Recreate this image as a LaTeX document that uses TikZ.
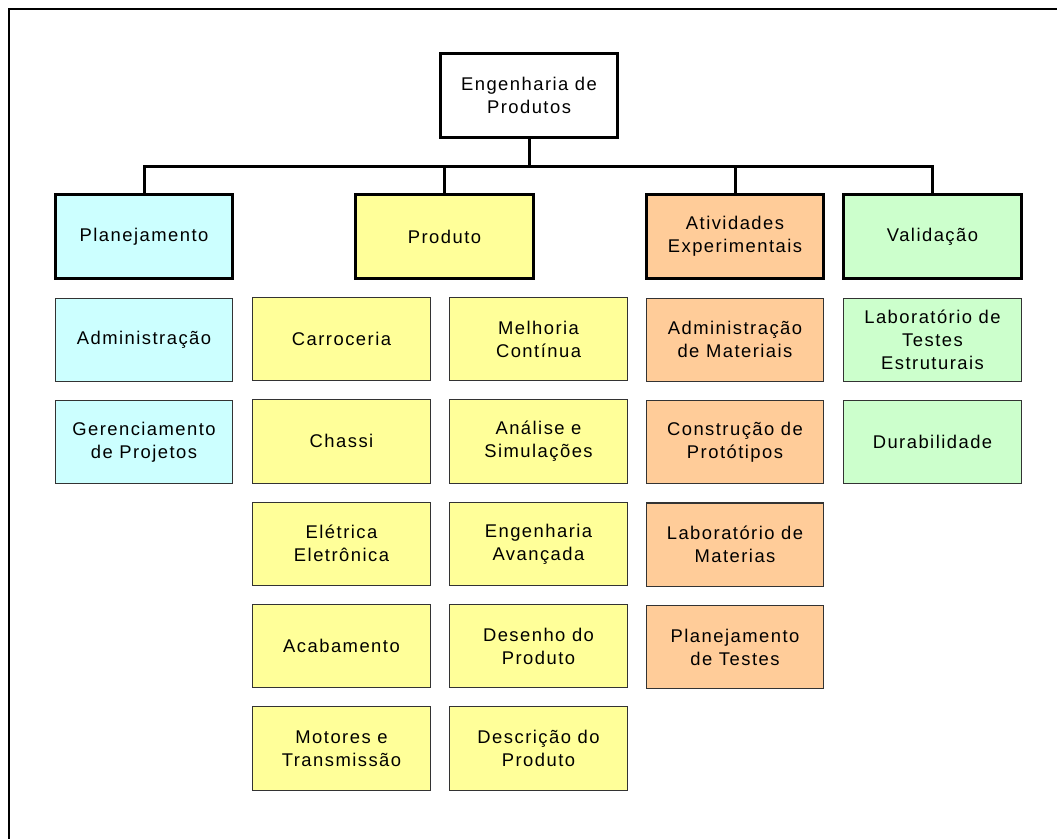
\documentclass[tikz,border=0pt]{standalone}
\usepackage{fontspec}
\setmainfont[LetterSpace=8]{Liberation Sans}
\usetikzlibrary{positioning}
\definecolor{ciano}{HTML}{CCFFFF}
\definecolor{amarelo}{HTML}{FFFF99}
\definecolor{laranja}{HTML}{FFCC99}
\definecolor{verde}{HTML}{CCFFCC}

\begin{document}
\begin{tikzpicture}[x=0.75pt, y=-0.75pt,
	font=\fontsize{13.8}{17.25}\selectfont,
	caixa/.style={draw, align=center, minimum width=133pt, minimum height=62.5pt, inner sep=0pt},
	chefe/.style={caixa, line width=2.25pt},
	sub/.style={caixa, draw=black!80, line width=0.8pt},
	liga/.style={line width=2.25pt},
	node distance=13.5pt]
				\useasboundingbox (0,0) rectangle (1057,839);
				\draw[line width=1.2pt] (9,839) -- (9,9) -- (1057,9);
				\node[chefe] (eng) at (529,95.5) {Engenharia de\\Produtos};
				\node[chefe, fill=ciano] (plan) at (144,236.5) {Planejamento};
				\node[chefe, fill=amarelo] (prod) at (444.5,236.5) {Produto};
				\node[chefe, fill=laranja] (ativ) at (735,236.5) {Atividades\\Experimentais};
				\node[chefe, fill=verde] (valid) at (932.5,236.5) {Validação};
				% planejamento
				\node[sub, fill=ciano, below=of plan] (adm) {Administração};
				\node[sub, fill=ciano, below=of adm] (gerproj) {Gerenciamento\\de Projetos};
				% produto
				\node[sub, fill=amarelo] (carr) at (341.5,339) {Carroceria};
				\node[sub, fill=amarelo, below=of carr] (chassi) {Chassi};
				\node[sub, fill=amarelo, below=of chassi] (eletr) {Elétrica\\Eletrônica};
				\node[sub, fill=amarelo, below=of eletr] (acab) {Acabamento};
				\node[sub, fill=amarelo, below=of acab] (motor) {Motores e\\Transmissão};
				\node[sub, fill=amarelo] (melh) at (538.5,339) {Melhoria\\Contínua};
				\node[sub, fill=amarelo, below=of melh] (anal) {Análise e\\Simulações};
				\node[sub, fill=amarelo, below=of anal] (engav) {Engenharia\\Avançada};
				\node[sub, fill=amarelo, below=of engav] (desen) {Desenho do\\Produto};
				\node[sub, fill=amarelo, below=of desen] (descr) {Descrição do\\Produto};
				% atividades
				\node[sub, fill=laranja, below=of ativ] (admmat) {Administração\\de Materiais};
				\node[sub, fill=laranja, below=of admmat] (constr) {Construção de\\Protótipos};
				\node[sub, fill=laranja, below=of constr] (labmat) {Laboratório de\\Materias};
				\node[sub, fill=laranja, below=of labmat] (plantest) {Planejamento\\de Testes};
				% validacao
				\node[sub, fill=verde, below=of valid] (labtest) {Laboratório de\\Testes\\Estruturais};
				\node[sub, fill=verde, below=of labtest] (dur) {Durabilidade};
				\coordinate (barra) at (0,166);
				\draw[liga] (eng.south) -- (eng.south |- barra) -| (plan.north);
				\draw[liga] (eng.south |- barra) -| (prod.north);
				\draw[liga] (eng.south |- barra) -| (ativ.north);
				\draw[liga] (eng.south |- barra) -| (valid.north);
			\end{tikzpicture}
\end{document}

+++

__EXERCISE DETAILS__. Extract every line of the data exactly; pictures stay out.

__ANSWER TO THE EXERCISE__.
Recreate this image as a LaTeX document that uses TikZ.
\documentclass[tikz,border=0pt]{standalone}
\usepackage{fontspec}
\setmainfont[LetterSpace=8]{Liberation Sans}
\usetikzlibrary{positioning}
\definecolor{ciano}{HTML}{CCFFFF}
\definecolor{amarelo}{HTML}{FFFF99}
\definecolor{laranja}{HTML}{FFCC99}
\definecolor{verde}{HTML}{CCFFCC}

\begin{document}
\begin{tikzpicture}[x=0.75pt, y=-0.75pt,
	font=\fontsize{13.8}{17.25}\selectfont,
	caixa/.style={draw, align=center, minimum width=133pt, minimum height=62.5pt, inner sep=0pt},
	chefe/.style={caixa, line width=2.25pt},
	sub/.style={caixa, draw=black!80, line width=0.8pt},
	liga/.style={line width=2.25pt},
	node distance=13.5pt]
				\useasboundingbox (0,0) rectangle (1057,839);
				\draw[line width=1.2pt] (9,839) -- (9,9) -- (1057,9);
				\node[chefe] (eng) at (529,95.5) {Engenharia de\\Produtos};
				\node[chefe, fill=ciano] (plan) at (144,236.5) {Planejamento};
				\node[chefe, fill=amarelo] (prod) at (444.5,236.5) {Produto};
				\node[chefe, fill=laranja] (ativ) at (735,236.5) {Atividades\\Experimentais};
				\node[chefe, fill=verde] (valid) at (932.5,236.5) {Validação};
				% planejamento
				\node[sub, fill=ciano, below=of plan] (adm) {Administração};
				\node[sub, fill=ciano, below=of adm] (gerproj) {Gerenciamento\\de Projetos};
				% produto
				\node[sub, fill=amarelo] (carr) at (341.5,339) {Carroceria};
				\node[sub, fill=amarelo, below=of carr] (chassi) {Chassi};
				\node[sub, fill=amarelo, below=of chassi] (eletr) {Elétrica\\Eletrônica};
				\node[sub, fill=amarelo, below=of eletr] (acab) {Acabamento};
				\node[sub, fill=amarelo, below=of acab] (motor) {Motores e\\Transmissão};
				\node[sub, fill=amarelo] (melh) at (538.5,339) {Melhoria\\Contínua};
				\node[sub, fill=amarelo, below=of melh] (anal) {Análise e\\Simulações};
				\node[sub, fill=amarelo, below=of anal] (engav) {Engenharia\\Avançada};
				\node[sub, fill=amarelo, below=of engav] (desen) {Desenho do\\Produto};
				\node[sub, fill=amarelo, below=of desen] (descr) {Descrição do\\Produto};
				% atividades
				\node[sub, fill=laranja, below=of ativ] (admmat) {Administração\\de Materiais};
				\node[sub, fill=laranja, below=of admmat] (constr) {Construção de\\Protótipos};
				\node[sub, fill=laranja, below=of constr] (labmat) {Laboratório de\\Materias};
				\node[sub, fill=laranja, below=of labmat] (plantest) {Planejamento\\de Testes};
				% validacao
				\node[sub, fill=verde, below=of valid] (labtest) {Laboratório de\\Testes\\Estruturais};
				\node[sub, fill=verde, below=of labtest] (dur) {Durabilidade};
				\coordinate (barra) at (0,166);
				\draw[liga] (eng.south) -- (eng.south |- barra) -| (plan.north);
				\draw[liga] (eng.south |- barra) -| (prod.north);
				\draw[liga] (eng.south |- barra) -| (ativ.north);
				\draw[liga] (eng.south |- barra) -| (valid.north);
			\end{tikzpicture}
\end{document}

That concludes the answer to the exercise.